A crossed electron–ion beam experimental set-up has been upgraded for the study of electron impact ionization and dissociation of molecular ions by means of ionic product detection. Both the experimental set-up and the data analysis procedures are described in detail for the estimation of (i) absolute cross sections, (ii) kinetic energy release distributions (KERD) and (iii) anisotropies of angular distributions. Absolute cross sections are obtained separately for dissociative excitation (DE) and for dissociative ionization (DI). A double focusing magnetic field analyser is used for the observation of product velocity distributions, in the laboratory frame, at selected electron energies. The KERD in the centre of mass frame is calculated from the measured velocity distribution as well as the anisotropy of the angular distribution with respect to the initial orientation of the molecular ions.

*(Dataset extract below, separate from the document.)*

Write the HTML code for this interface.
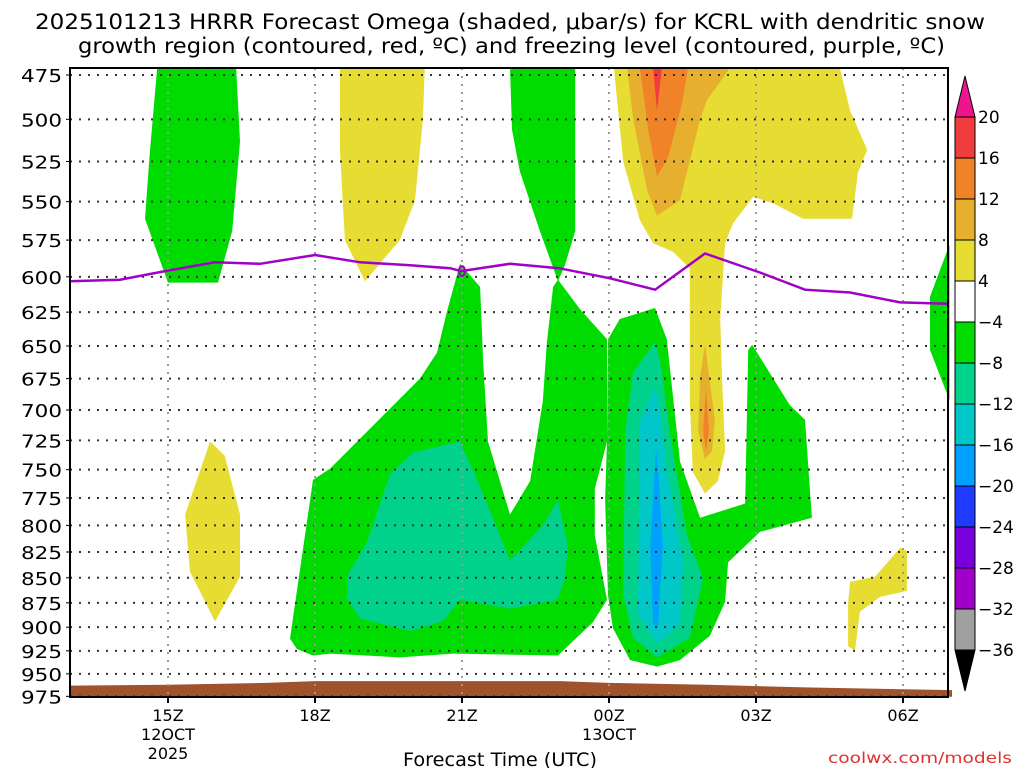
<!DOCTYPE html>
<html><head><meta charset="utf-8"><style>
body{margin:0;background:#fff;width:1024px;height:768px;overflow:hidden}
svg{display:block;font-family:"DejaVu Sans","Liberation Sans",sans-serif}
</style></head><body>
<svg id="chart" width="1024" height="768" viewBox="0 0 1024 768" xmlns="http://www.w3.org/2000/svg">
<text x="35" y="29" font-size="21" textLength="950" lengthAdjust="spacingAndGlyphs">2025101213 HRRR Forecast Omega (shaded, μbar/s) for KCRL with dendritic snow</text>
<text x="78" y="53" font-size="21" textLength="867" lengthAdjust="spacingAndGlyphs">growth region (contoured, red, ºC) and freezing level (contoured, purple, ºC)</text>
<g id="fills"></g>
<g id="grid"></g>
<g id="lines"></g>
<rect x="70" y="68" width="878" height="629" fill="none" stroke="#000" stroke-width="2"/>
<g id="axes"></g>
<g id="cbar"></g>
<text x="403" y="766" font-size="19" textLength="194" lengthAdjust="spacingAndGlyphs">Forecast Time (UTC)</text>
<text x="828" y="763" font-size="15" fill="#e03030" textLength="184" lengthAdjust="spacingAndGlyphs">coolwx.com/models</text>
</svg>
<script>
// ---- data ----
const pressureTicks=[475,500,525,550,575,600,625,650,675,700,725,750,775,800,825,850,875,900,925,950,975];
const timeTicks=[15,18,21,24,27,30];
const timeLabels=["15Z","18Z","21Z","00Z","03Z","06Z"];
const dateLabels={15:["12OCT","2025"],24:["13OCT"]};
const cbarLevels=[20,16,12,8,4,-4,-8,-12,-16,-20,-24,-28,-32,-36];
const cbarColors=["#f03c3c","#f08228","#e6af2d","#e6dc32","#ffffff","#00dc00","#00d28c","#00c8c8","#00a0ff","#1e3cff","#7800dc","#a000c8","#a0a0a0"];
const freezeHours=[13,14.02,14.94,15.96,16.88,18,18.92,19.94,20.76,20.98,21.98,22.98,24.02,24.94,25.96,27.08,28,28.92,29.94,30.92];
const freezeP=[603,602,596,590,591,585,590,592,594,596,591,594,601,609,584,597,609,611,618,619];
const terrainHours=[13,15,17,18,21,23,24,26,28,30,31];
const terrainP=[963,962,960,958,958,958,960,962,965,967,968];
const greenA=[[14.78,471],[16.39,471],[16.47,513],[16.31,569],[16.02,604],[15.0,604],[14.53,561],[14.63,519]];
const yellowB=[[18.51,471],[20.24,471],[20.2,501],[20.04,549],[19.73,575],[19.02,603],[18.61,575],[18.51,519]];
const greenTop=[[21.98,471],[22.02,506],[22.18,531],[22.59,569],[22.96,603],[23.1,592],[23.31,569],[23.31,471]];
const greenBig=[[17.49,912],[17.96,759],[18.31,749],[20.14,675],[20.49,655],[20.69,625],[20.96,591],[21.37,607],[21.43,661],[21.53,726],[21.98,790],[22.39,760],[22.65,693],[22.73,648],[22.86,607],[22.96,602],[23.41,623],[23.96,645],[23.96,726],[23.71,767],[23.71,809],[23.96,872],[23.67,895],[23.06,925],[22.96,930],[20.82,928],[19.73,932],[18.31,928],[17.96,930],[17.63,923]];
const tealBig=[[20.96,726],[20.0,735],[19.53,754],[19.06,816],[18.67,847],[18.65,871],[18.92,891],[19.94,904],[20.61,894],[20.96,872],[21.98,881],[22.94,872],[23.1,851],[23.16,819],[22.96,777],[22.65,800],[21.98,833],[21.43,771]];
const greenRight=[[23.98,645],[24.22,630],[24.94,622],[25.18,645],[25.45,743],[25.86,793],[26.78,780],[26.84,653],[26.92,649],[27.69,696],[28.0,708],[28.14,793],[27.08,806],[26.43,835],[26.37,874],[26.06,909],[25.45,935],[24.98,942],[24.43,935],[24.08,901],[23.98,867],[23.92,777],[23.96,726]];
const tealRight=[[24.94,647],[24.49,670],[24.33,718],[24.29,867],[24.49,911],[24.98,932],[25.65,911],[25.92,851],[25.59,809],[25.24,718],[25.04,661]];
const cyanRight=[[24.94,682],[24.63,709],[24.59,887],[24.98,917],[25.45,897],[25.51,834],[25.18,749],[25.04,701]];
const blueRight=[[24.96,732],[24.84,819],[24.9,897],[25.0,899],[25.1,819],[25.0,749]];
const yellowTop=[[24.1,471],[24.29,525],[24.63,562],[24.9,577],[25.31,583],[25.65,594],[25.65,693],[25.71,752],[25.96,771],[26.22,760],[26.37,734],[26.31,677],[26.27,630],[26.37,577],[26.53,564],[26.94,547],[27.35,551],[27.96,561],[28.96,561],[29.08,532],[29.27,518],[28.92,495],[28.71,471]];
const goldTop=[[24.37,471],[24.49,499],[24.78,543],[24.98,559],[25.45,549],[25.86,500],[26.0,489],[26.47,471]];
const goldLow=[[25.96,649],[26.16,708],[26.1,734],[25.96,741],[25.82,717],[25.86,674]];
const orangeLow=[[25.98,683],[26.04,717],[25.98,734],[25.92,717]];
const orangeTop=[[24.63,471],[24.8,506],[24.98,534],[25.2,523],[25.49,491],[25.61,471]];
const redTop=[[24.9,471],[24.98,495],[25.08,471]];
const yellowLeft=[[15.86,726],[16.16,738],[16.47,790],[16.47,849],[15.96,894],[15.76,874],[15.45,844],[15.35,790]];
const yellowRight=[[28.92,854],[29.43,849],[29.94,821],[30.08,824],[30.08,863],[29.53,869],[29.12,884],[29.02,925],[28.88,920],[28.88,875]];
const greenEdge=[[30.95,578],[30.55,614],[30.55,653],[30.95,692]];

// ---- axes ----
const X=h=>168+(h-15)*49;
const Y=p=>75+864*Math.log(p/475);
const NS="http://www.w3.org/2000/svg";
function mk(tag,parent,attrs){const e=document.createElementNS(NS,tag);for(const k in attrs)e.setAttribute(k,attrs[k]);parent.appendChild(e);return e;}
const fills=document.getElementById('fills');
function poly(pts,color,name){
  const e=mk('polygon',fills,{points:pts.map(p=>X(p[0]).toFixed(1)+','+Y(p[1]).toFixed(1)).join(' '),fill:color});
  
  
}
poly(greenA,"#00dc00","green-region-a");
poly(yellowB,"#e6dc32","yellow-region-b");
poly(greenTop,"#00dc00","green-region-top");
poly(greenBig,"#00dc00","green-region-main");
poly(tealBig,"#00d28c","teal-region-main");
poly(greenRight,"#00dc00","green-region-right");
poly(tealRight,"#00d28c","teal-region-right");
poly(cyanRight,"#00c8c8","cyan-region-right");
poly(blueRight,"#00a0ff","blue-region-right");
poly(yellowTop,"#e6dc32","yellow-region-top");
poly(goldTop,"#e6af2d","gold-region-top");
poly(goldLow,"#e6af2d","gold-region-low");
poly(orangeLow,"#f08228","orange-region-low");
poly(orangeTop,"#f08228","orange-region-top");
poly(redTop,"#f03c3c","red-region-top");
poly(yellowLeft,"#e6dc32","yellow-region-left");
poly(yellowRight,"#e6dc32","yellow-region-right");
poly(greenEdge,"#00dc00","green-region-edge");
{
  let d='M'+X(terrainHours[0])+','+Y(975.5);
  terrainHours.forEach((h,i)=>{d+=' L'+X(h).toFixed(1)+','+Y(terrainP[i]).toFixed(1);});
  d+=' L'+X(terrainHours[terrainHours.length-1])+','+Y(975.5)+' Z';
  const t=mk('path',fills,{d:d,fill:"#a0522d"});
  
  
}
const grid=document.getElementById('grid');
pressureTicks.forEach(p=>{
  const l=mk('line',grid,{x1:70,x2:948,y1:Y(p),y2:Y(p),stroke:"#333","stroke-width":2,"stroke-dasharray":"2,7"});
  
  
});
timeTicks.forEach(h=>{
  const l=mk('line',grid,{x1:X(h),x2:X(h),y1:68,y2:697,stroke:"#999","stroke-width":2,"stroke-dasharray":"2,6"});
  
  
});
const lines=document.getElementById('lines');
{
  const fl=mk('polyline',lines,{points:freezeHours.map((h,i)=>X(h).toFixed(1)+','+Y(freezeP[i]).toFixed(1)).join(' '),fill:"none",stroke:"#a000c8","stroke-width":2.5});
  
  
  const lb=mk('ellipse',lines,{cx:X(21),cy:Y(596),rx:3,ry:5,fill:"none",stroke:"#a000c8","stroke-width":2});
  
  
}
const axes=document.getElementById('axes');
pressureTicks.forEach(p=>{
  const t=mk('text',axes,{x:21,y:Y(p)+7,"font-size":18,textLength:41,lengthAdjust:"spacingAndGlyphs"});
  t.textContent=p;
  
  
  const tk=mk('line',axes,{x1:66,x2:70,y1:Y(p),y2:Y(p),stroke:"#000"});
  
  
});
timeTicks.forEach((h,i)=>{
  const tk=mk('line',axes,{x1:X(h),x2:X(h),y1:697,y2:703,stroke:"#000","stroke-width":2});
  
  
  const t=mk('text',axes,{x:X(h),y:721,"font-size":16,"text-anchor":"middle"});
  t.textContent=timeLabels[i];
  
  
  (dateLabels[h]||[]).forEach((s,j)=>{
    const d=mk('text',axes,{x:X(h),y:740+j*19,"font-size":16,"text-anchor":"middle"});
    d.textContent=s;
    
    
  });
});
const cb=document.getElementById('cbar');
const cbTop=117,cbStep=41,cbX=955,cbW=20;
{
  const tri=mk('polygon',cb,{points:`${cbX},${cbTop} ${cbX+cbW},${cbTop} ${cbX+cbW/2},76`,fill:"#f0148c",stroke:"#000"});
  
  
  const bot=cbTop+cbStep*(cbarLevels.length-1);
  const tri2=mk('polygon',cb,{points:`${cbX},${bot} ${cbX+cbW},${bot} ${cbX+cbW/2},691`,fill:"#000",stroke:"#000"});
  
  
}
cbarColors.forEach((c,i)=>{
  const r=mk('rect',cb,{x:cbX,y:cbTop+i*cbStep,width:cbW,height:cbStep,fill:c,stroke:"#000","stroke-width":1});
  
  
});
cbarLevels.forEach((v,i)=>{
  const t=mk('text',cb,{x:978,y:cbTop+i*cbStep+6,"font-size":17});
  t.textContent=v<0?'\u2212'+(-v):String(v);
  
  
});
</script>
</body></html>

Results are reported for dissociative ionization and dissociative excitation of CO+ to C+ and O+ fragments in the energy range from about 5 eV to 2.5 keV. Absolute cross sections for DE at maximum, i.e. for an electron energy around 35 eV, are found to be (9.69 ± 2.08) × 10−17 cm2 and (6.24 ± 1.33) × 10−17 cm2, for C+ and O+, respectively, and the corresponding threshold energies are found to be (8.5 ± 0.5) eV and (14.8 ± 0.5) eV. The DE process leading to C+ production is seen to dominate at low electron energies. For DI, the absolute cross section is found to be (12.56 ± 2.38) × 10−17 cm2 around 125 eV and the corresponding threshold energy is (27.7 ± 0.5) eV. KERDs, which extend from 0 to 24 eV both for C+ and O+, exhibit very different shapes at low electron energy but similar ones above 100 eV, confirming the role observed respectively for DE and DI. The groups of states contributing to the different processes are identified by comparing present energies thresholds values and the KERDs with theoretical values. Anisotropies are estimated to be in the range 3–6% for both C+ and O+.